The step of forming a porous semiconductor oxide film includes:
supplying the mixture gas containing the oxygen gas into the chamber; and
vaporizing silicon as the semiconductor substance in the chamber.
In this case, the pressure of the mixture gas in the chamber is preferably in a range 0.3 Torr to 10 Torr, and more preferably in a range 0.5 Torr to 10 Torr.
The pressure of the mixture gas in the chamber may be set to a predetermined value, or be changed while the mixture gas is supplied. At this time, the pressure of the mixture gas may be set to a first predetermined value and then to a second predetermined value larger than the first predetermined value. Further, the pressure of the mixture gas may be set to a third predetermined value small than the second predetermined value after being set to the second predetermined value.
Also, the mixture gas containing the oxygen gas into the chamber may be supplied such that the porous silicon oxide film covers the semiconductor circuit elements or wiring patterns while filling between the semiconductor circuit elements or wiring patterns. Instead, the mixture gas containing the oxygen gas into the chamber may be supplied such that the porous silicon oxide film covers the semiconductor circuit elements or wiring patterns while forming air portions on side walls of the semiconductor circuit elements or wiring patterns.
The aspect ratio of a space between the semiconductor circuit elements or wiring patterns is preferably equal to or smaller than 1.6, more preferably equal to or smaller than 0.8.
It is desirable that the mixture gas includes an inert gas and the oxygen gas, and contains the oxygen gas substantially equal to 1%.
Also, it is desirable that the porous semiconductor oxide film includes holes of an average diameter equal to or less than 20 nm, and includes SiO2 equal to or more than 85%. In addition, the porous silicon oxide film is formed to have a relative dielectric constant equal to or smaller than 1.95.

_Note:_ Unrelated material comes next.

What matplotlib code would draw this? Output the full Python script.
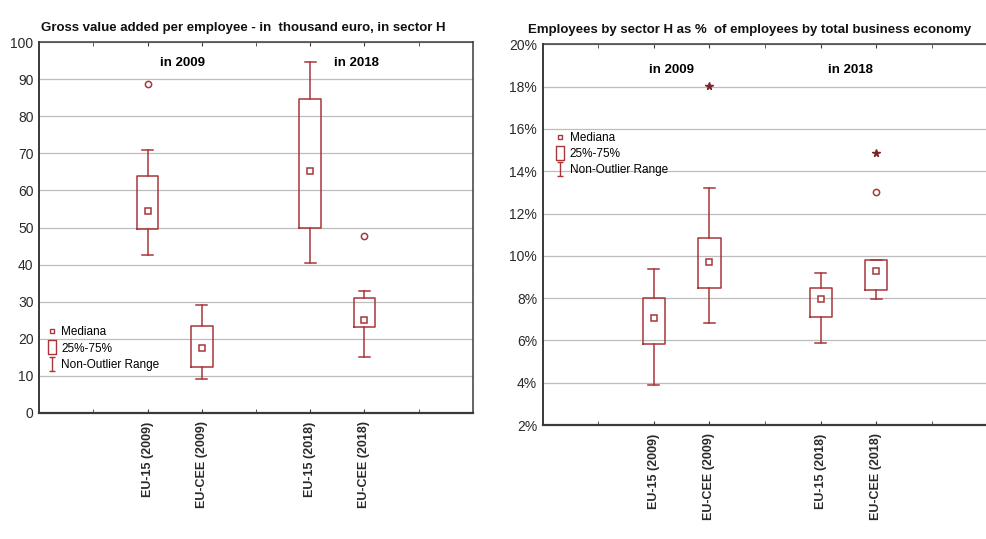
import matplotlib
matplotlib.use("Agg")
import matplotlib.pyplot as plt
from matplotlib.lines import Line2D
from matplotlib.path import Path

plt.rcParams['font.family'] = ['Liberation Sans', 'DejaVu Sans']

# x positions / labels (shared)
positions = [2, 3, 5, 6]
labels = ["EU-15 (2009)", "EU-CEE (2009)", "EU-15 (2018)", "EU-CEE (2018)"]

# left: gross value added per employee (thousand euro)
gva_med = [54.5, 17.5, 65.3, 25.0]
gva_q1 = [49.5, 12.5, 50.0, 23.1]
gva_q3 = [63.8, 23.4, 84.7, 31.0]
gva_lo = [42.6, 9.1, 40.5, 15.0]
gva_hi = [70.9, 29.0, 94.7, 32.8]
gva_outliers = [[88.6], [], [], [47.7]]
gva_extremes = [[], [], [], []]

# right: employees in sector H as % of total business economy
emp_med = [7.07, 9.69, 7.94, 9.30]
emp_q1 = [5.82, 8.49, 7.12, 8.38]
emp_q3 = [8.00, 10.83, 8.49, 9.80]
emp_lo = [3.89, 6.81, 5.86, 7.94]
emp_hi = [9.38, 13.22, 9.20, 9.80]
emp_outliers = [[], [], [], [13.0]]
emp_extremes = [[], [18.04], [], [14.88]]

gva_ticks = [0, 10, 20, 30, 40, 50, 60, 70, 80, 90, 100]
emp_ticks = [2, 4, 6, 8, 10, 12, 14, 16, 18, 20]
emp_ticklabels = ["2%", "4%", "6%", "8%", "10%", "12%", "14%", "16%", "18%", "20%"]

RED = "#a8363a"
GRID = "#bdbdbd"
SPINE = "#3a3a3a"
TXT = "#2a2a2a"

rect_marker = Path([(-0.5, -1), (0.5, -1), (0.5, 1), (-0.5, 1), (-0.5, -1)],
                   [Path.MOVETO, Path.LINETO, Path.LINETO, Path.LINETO, Path.CLOSEPOLY])
ibeam_marker = Path([(-0.5, 1), (0.5, 1), (0, 1), (0, -1), (-0.5, -1), (0.5, -1)],
                    [Path.MOVETO, Path.LINETO, Path.MOVETO, Path.LINETO, Path.MOVETO, Path.LINETO])


def draw_panel(ax, med, q1, q3, lo, hi, outl, extr, title, tsize, tx):
    stats = []
    for i in range(len(med)):
        stats.append({"med": med[i], "q1": q1[i], "q3": q3[i],
                      "whislo": lo[i], "whishi": hi[i], "fliers": []})
    ax.bxp(stats, positions=positions, widths=0.4, capwidths=0.2,
           showfliers=False,
           boxprops=dict(color=RED, linewidth=1.1),
           whiskerprops=dict(color=RED, linewidth=1.1),
           capprops=dict(color=RED, linewidth=1.1),
           medianprops=dict(linestyle="none"))
    ax.plot(positions, med, linestyle="none", marker="s", markersize=4,
            markerfacecolor="white", markeredgecolor=RED, markeredgewidth=1.1, zorder=4)
    for p, vals in zip(positions, outl):
        if vals:
            ax.plot([p] * len(vals), vals, linestyle="none", marker="o", markersize=4.5,
                    markerfacecolor="white", markeredgecolor=RED, markeredgewidth=1.1)
    for p, vals in zip(positions, extr):
        if vals:
            ax.plot([p] * len(vals), vals, linestyle="none", marker="*", markersize=5.5,
                    color="#7a2428")
    ax.set_xlim(0, 8)
    ax.set_xticks(positions)
    ax.set_xticklabels(labels, rotation=90, fontweight="bold", fontsize=9, color=TXT)
    ax.set_xticks([1, 4, 7], minor=True)
    ax.tick_params(axis="x", which="both", direction="in", length=3, top=True,
                   color=SPINE, pad=6)
    ax.tick_params(axis="y", length=0, labelsize=10, labelcolor=TXT, pad=4)
    ax.yaxis.grid(True, color=GRID, linewidth=0.9)
    ax.set_axisbelow(True)
    for s in ax.spines.values():
        s.set_color(SPINE)
        s.set_linewidth(1.1)
    ax.spines["bottom"].set_linewidth(1.6)
    ax.spines["left"].set_linewidth(1.4)
    ax.set_title(title, fontsize=tsize, fontweight="bold", color="#111111", pad=8, x=tx)


fig = plt.figure(figsize=(9.86, 5.39), dpi=100)
ax1 = fig.add_axes([0.0396, 0.2338, 0.440, 0.688])
ax2 = fig.add_axes([0.5504, 0.2115, 0.451, 0.7063])

draw_panel(ax1, gva_med, gva_q1, gva_q3, gva_lo, gva_hi, gva_outliers, gva_extremes,
           "Gross value added per employee - in  thousand euro, in sector H", 9.5, 0.47)
ax1.set_ylim(0, 100)
ax1.set_yticks(gva_ticks)
ax1.text(2.64, 94.3, "in 2009", ha="center", va="center", fontsize=9.5, fontweight="bold")
ax1.text(5.86, 94.3, "in 2018", ha="center", va="center", fontsize=9.5, fontweight="bold")

draw_panel(ax2, emp_med, emp_q1, emp_q3, emp_lo, emp_hi, emp_outliers, emp_extremes,
           "Employees by sector H as %  of employees by total business economy", 9.5, 0.465)
ax2.set_ylim(2, 20)
ax2.set_yticks(emp_ticks)
ax2.set_yticklabels(emp_ticklabels)
ax2.text(2.32, 18.78, "in 2009", ha="center", va="center", fontsize=9.5, fontweight="bold")
ax2.text(5.53, 18.8, "in 2018", ha="center", va="center", fontsize=9.5, fontweight="bold")

handles = [
    Line2D([], [], linestyle="none", marker="s", markersize=3.5, markerfacecolor="white",
           markeredgecolor=RED, markeredgewidth=1.0),
    Line2D([], [], linestyle="none", marker=rect_marker, markersize=10.5, markerfacecolor="none",
           markeredgecolor=RED, markeredgewidth=1.0),
    Line2D([], [], linestyle="none", marker=ibeam_marker, markersize=9.5, markerfacecolor="none",
           markeredgecolor=RED, markeredgewidth=1.0),
]
leg_labels = ["Mediana", "25%-75%", "Non-Outlier Range"]
ax1.legend(handles, leg_labels, loc="lower left", bbox_to_anchor=(0.0, 0.095), frameon=False,
           fontsize=8.5, handlelength=1.0, handletextpad=0.3, labelspacing=0.35,
           borderaxespad=0.2)
ax2.legend(handles, leg_labels, loc="lower left", bbox_to_anchor=(0.01, 0.635), frameon=False,
           fontsize=8.5, handlelength=1.0, handletextpad=0.3, labelspacing=0.35,
           borderaxespad=0.2)

fig.savefig("out.png", dpi=100)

In order to achieve another aspect of the present invention, a method of manufacturing a semiconductor device, includes the steps of:
forming semiconductor circuit elements or wiring patterns on a semiconductor substrate;
supplying a mixture gas containing an oxygen gas into a chamber;
vaporizing silicon in the chamber to produce silicon oxide particles; and
forming a porous silicon oxide film as an interlayer insulating film on the semiconductor substrate including the semiconductor circuit elements or wiring patterns from the silicon oxide particles in a chamber.
In order to achieve still another aspect of the present invention, a semiconductor device includes semiconductor circuit elements or wiring patterns formed on a semiconductor substrate, and a porous silicon oxide film formed as an interlayer insulating film on the semiconductor substrate including the semiconductor circuit elements or wiring patterns. The porous silicon oxide film includes holes of an average diameter equal to or less than 20 nm.
The porous silicon oxide film may cover the semiconductor circuit elements or wiring patterns while filling between the semiconductor circuit elements or wiring patterns. Instead, the porous silicon oxide film may cover the semiconductor circuit elements or wiring patterns while forming gaps on side walls of the semiconductor circuit elements or wiring patterns.
In this case, an aspect ratio of a space between said semiconductor circuit elements or wiring patterns is equal to or smaller than 1.6, and the porous silicon oxide film includes SiO2 equal to or more than 85% to have a relative dielectric constant equal to or smaller than 1.95.